Cette phrase, beaucoup d’enfants la disent après avoir cassé un jeu, tapé sur la tête du petit frère, claqué la porte, mordu, crié…
Lorsqu’on lui demande pourquoi il a agi ainsi, bien souvent il va dire qu’il ne sait pas, qu’il ne voulait pas mais que c’était plus fort que lui. Et c’était vraiment plus fort que lui.
Pourquoi ? Parce qu’il y a un trop plein ! Au fil de la journée, son réservoir d’émotions se remplit de joie, de plaisir, d’excitation, de frustrations, d’incompréhension, d’impatience… On lui vole la priorité à la balançoire, l’excitation d’un nouveau jeu, il n’arrive pas à faire sa tour en cube comme il le voudrait, aller manger un gâteau chez grand-maman, on lui dit « t’es plus mon copain », etc. Tous ces moments additionnés vont remplir son petit réservoir d’émotions qui va inévitablement finir par déborder. Il n’a pas d’autre choix que de faire de la place dans son réservoir d’une manière ou d’une autre.
Son cerveau est en pleine construction et, principalement, la zone du cerveau appelée cortex préfrontal. Celle-ci est responsable de l’organisation du comportement, de l’autocontrôle et permet de faire les liens de cause à effet. Plus l’enfant est jeune, plus cette zone est fragile et peut se dérégler facilement. Quand il y a un trop plein d’émotions, cette partie ne fonctionne plus correctement et c’est alors la zone plus primitive du cerveau (le cerveau reptilien) qui fonctionne à plein régime. L’enfant est en état d’alerte et perd la capacité de réfléchir et d’entendre ce que nous lui disons. Il n’agit pas contre l’adulte, il perd le contrôle.
Dans ces moments de vives réactions émotionnelles, le taux de cortisol (hormone du stress) grimpe en flèche. Pour aider l’enfant à abaisser son taux de stress, la présence affectueuse et chaleureuse de l’adulte va être indispensable. Cette qualité de présence lui permettra de sécréter l’ocytocine, appelée aussi hormone du bien-être ou de l’amour. C’est en l’écoutant, en le consolant et en le prenant dans nos bras (évidemment sans le forcer !) que nous allons l’aider à retrouver le calme intérieur. Les mandalas, le coloriage, la relaxation active ou la pâte à modeler peuvent être des outils complémentaires et intéressants pour favoriser le retour au calme. Bien sûr, cela dépend de chaque enfant.
Ce n’est qu’une fois l’apaisement physique revenu, que nous pourrons aider l’enfant à nommer ses émotions. « Es-tu triste ? En colère ? As-tu peur, etc. » Dans un 2ème temps, l’aider à comprendre pourquoi il ressent cette émotion. « Es-tu triste parce que tu n’as pas réussi à faire une grande tour avec tes cubes ? » Pour ensuite, amener l’enfant à trouver comment exprimer ce qu’il ressent. « Est-ce que tu pourrais demander de l’aide ? etc.» Cet accompagnement permet de ‘’remettre en route’’ le cortex préfrontal et d’être de plus en plus à même de faire face aux stress et à ses émotions intenses.

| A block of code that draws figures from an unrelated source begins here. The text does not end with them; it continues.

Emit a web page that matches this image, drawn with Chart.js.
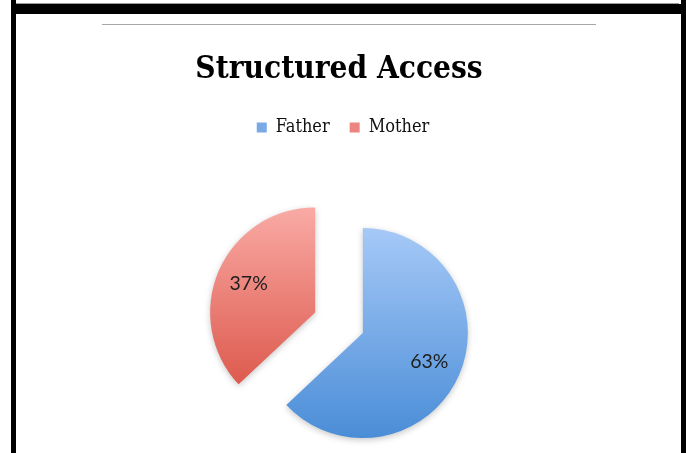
<!DOCTYPE html>
<html>
<head>
<meta charset="utf-8">
<script src="https://cdn.jsdelivr.net/npm/chart.js@4.4.1/dist/chart.umd.min.js"></script>
<style>
  html, body { margin: 0; padding: 0; }
  body { width: 686px; height: 453px; overflow: hidden; position: relative; background: #fff; }
  .blk { position: absolute; background: #000; }
  .rule { position: absolute; left: 102px; top: 24px; width: 494px; height: 1px; background: #a6a6a6; }
  .topline { position: absolute; left: 16px; top: 3px; width: 663px; height: 1px; background: #9a9a9a; }
  #wrap { position: absolute; left: 16px; top: 14px; width: 646px; height: 485px; }
</style>
</head>
<body>
<div class="topline"></div>
<div class="blk" style="left:11px; top:0; width:5px; height:453px;"></div>
<div class="blk" style="left:11px; top:4px; width:675px; height:10px;"></div>
<div class="blk" style="left:681px; top:0; width:5px; height:453px;"></div>
<div class="rule"></div>
<div id="wrap"><canvas id="pie"></canvas></div>
<script>
const categories = ['Father', 'Mother'];
const shares = [63, 37];
const topColors = ['#a6c9f7', '#f9aaa5'];
const bottomColors = ['#4a8dd7', '#d84b3d'];
const legendColors = ['#7aaae6', '#ec8580'];

const pieRadius = 105;
const explode = 104;
const serif = "'DejaVu Serif Condensed', 'Liberation Serif', serif";

// Chart.js grows an offset arc's radius and trims its angle; undo that so the
// exploded slices keep the same radius and full sweep
const explodePlugin = {
  id: 'explodeFix',
  afterLayout(chart) {
    // legend sits a few px right of the title centre in the original
    chart.legend.left += 4;
    chart.legend.right += 4;
  },
  afterDatasetsUpdate(chart) {
    chart.getDatasetMeta(0).data.forEach((arc) => {
      const off = (arc.options.offset || 0) / 4;
      const fix = 1 - Math.sin(Math.min(Math.PI, arc.circumference));
      const ro = off * fix;
      arc.outerRadius = pieRadius - ro;
      const trim = (ro / Math.PI) / pieRadius / 2;
      arc.startAngle -= trim;
      arc.endAngle += trim;
    });
  }
};

// soft shadow under the slices
const shadowPlugin = {
  id: 'shadow',
  beforeDatasetsDraw(chart) {
    const ctx = chart.ctx;
    ctx.save();
    ctx.shadowColor = 'rgba(0,0,0,0.22)';
    ctx.shadowBlur = 6;
    ctx.shadowOffsetY = 2;
  },
  afterDatasetsDraw(chart) {
    chart.ctx.restore();
  }
};

// percentage labels inside each exploded slice
const pctPlugin = {
  id: 'pct',
  afterDatasetsDraw(chart) {
    const ctx = chart.ctx;
    const meta = chart.getDatasetMeta(0);
    const values = chart.data.datasets[0].data;
    const total = values.reduce((a, b) => a + b, 0);
    ctx.save();
    ctx.font = '19.5px Lato, sans-serif';
    ctx.fillStyle = '#1e1e1e';
    ctx.textAlign = 'center';
    ctx.textBaseline = 'middle';
    meta.data.forEach((arc, i) => {
      const off = (arc.options.offset || 0) / 4;
      const half = (arc.startAngle + arc.endAngle) / 2;
      const r = pieRadius * 0.69 + off;
      const x = arc.x + Math.cos(half) * r;
      const y = arc.y + Math.sin(half) * r;
      ctx.fillText(Math.round(values[i] / total * 100) + '%', x, y);
    });
    ctx.restore();
  }
};

new Chart(document.getElementById('pie'), {
  type: 'pie',
  data: {
    labels: categories,
    datasets: [{
      data: shares,
      backgroundColor: (c) => {
        const area = c.chart.chartArea;
        if (!area) return legendColors[c.dataIndex];
        const cy = (area.top + area.bottom) / 2;
        const g = c.chart.ctx.createLinearGradient(0, cy - pieRadius, 0, cy + pieRadius);
        g.addColorStop(0, topColors[c.dataIndex]);
        g.addColorStop(1, bottomColors[c.dataIndex]);
        return g;
      },
      borderWidth: 0,
      offset: explode
    }]
  },
  options: {
    responsive: true,
    maintainAspectRatio: false,
    animation: false,
    radius: pieRadius,
    layout: { padding: 0 },
    plugins: {
      title: {
        display: true,
        text: 'Structured Access',
        color: '#000',
        font: { family: serif, size: 31.3, weight: 'bold' },
        padding: { top: 37, bottom: 10 }
      },
      legend: {
        position: 'top',
        labels: {
          color: '#111',
          font: { family: serif, size: 18 },
          boxWidth: 10,
          boxHeight: 10,
          padding: 20,
          generateLabels: (chart) => Chart.overrides.pie.plugins.legend.labels.generateLabels(chart)
            .map((l, i) => ({ ...l, fillStyle: legendColors[i], strokeStyle: legendColors[i], lineWidth: 0 }))
        }
      },
      tooltip: { enabled: false }
    }
  },
  plugins: [explodePlugin, shadowPlugin, pctPlugin]
});
</script>
</body>
</html>
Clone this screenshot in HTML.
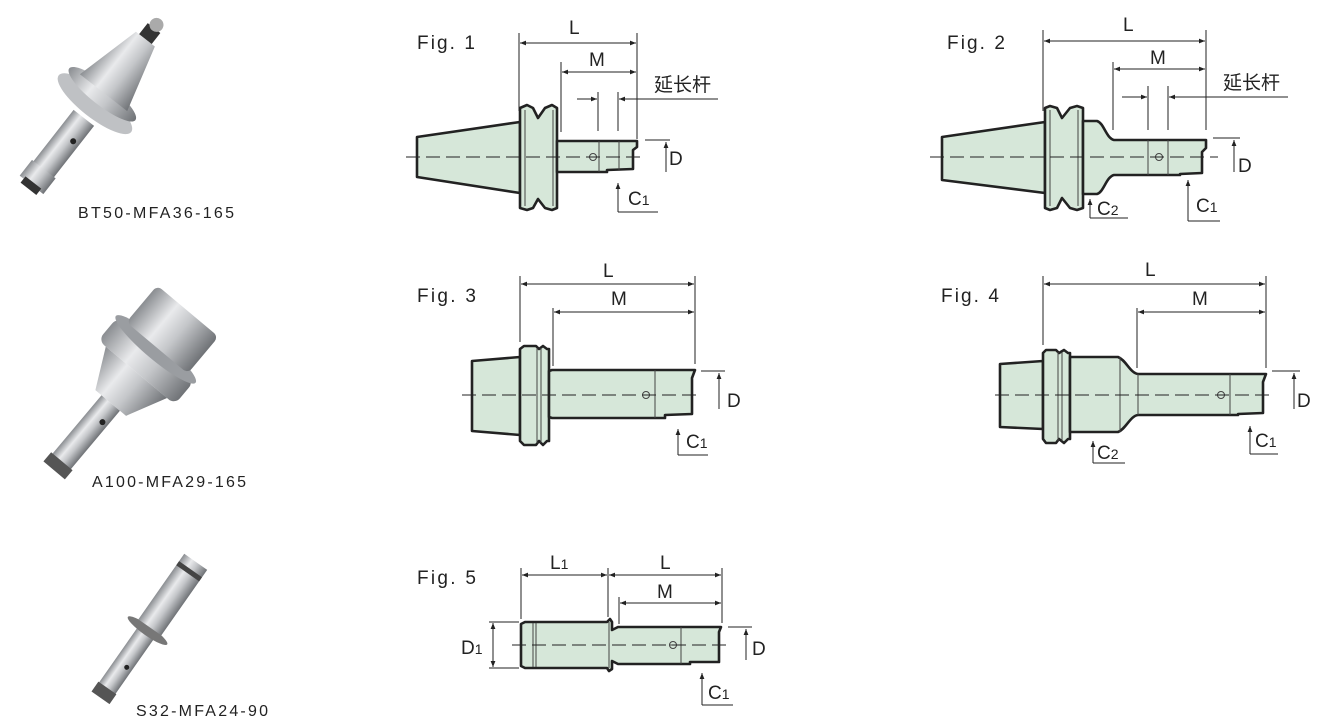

Il va sans dire que ce processus prend du temps. Il ne suffit pas de le faire une ou deux fois pour qu’il soit acquis par l’enfant. Les livres et jeux qui traitent des émotions peuvent être de bons compléments pour accompagner l’enfant dans cet apprentissage.
Un autre point fondamental pour aider les enfants à vivre leurs émotions, c’est l’exemple donné par l’adulte. S’il claque une porte lorsqu’il est en colère, qu’il envoie un coup de pied dans une chaise pour se décharger des tensions de la journée ou qu’il jure lorsqu’il a peur… Il sera plus difficile de demander à l’enfant de vivre ses émotions autrement.
En résumé, vivre les émotions de manière adéquate est un long apprentissage qui demande de la patience et de la cohérence de la part des adultes. Lors d’une forte charge émotionnelle, l’enfant n’est plus en mesure de réfléchir ou d’analyser ses actions. Il faut attendre le retour au calme intérieur (ce qui peut prendre du temps) pour qu’il puisse faire le lien entre l’acte et la conséquence et qu’il puisse à nouveau entendre l’adulte. C’est seulement dans un deuxième temps, que nous allons mettre des mots sur ce qu’il vit et comment il vit les situations.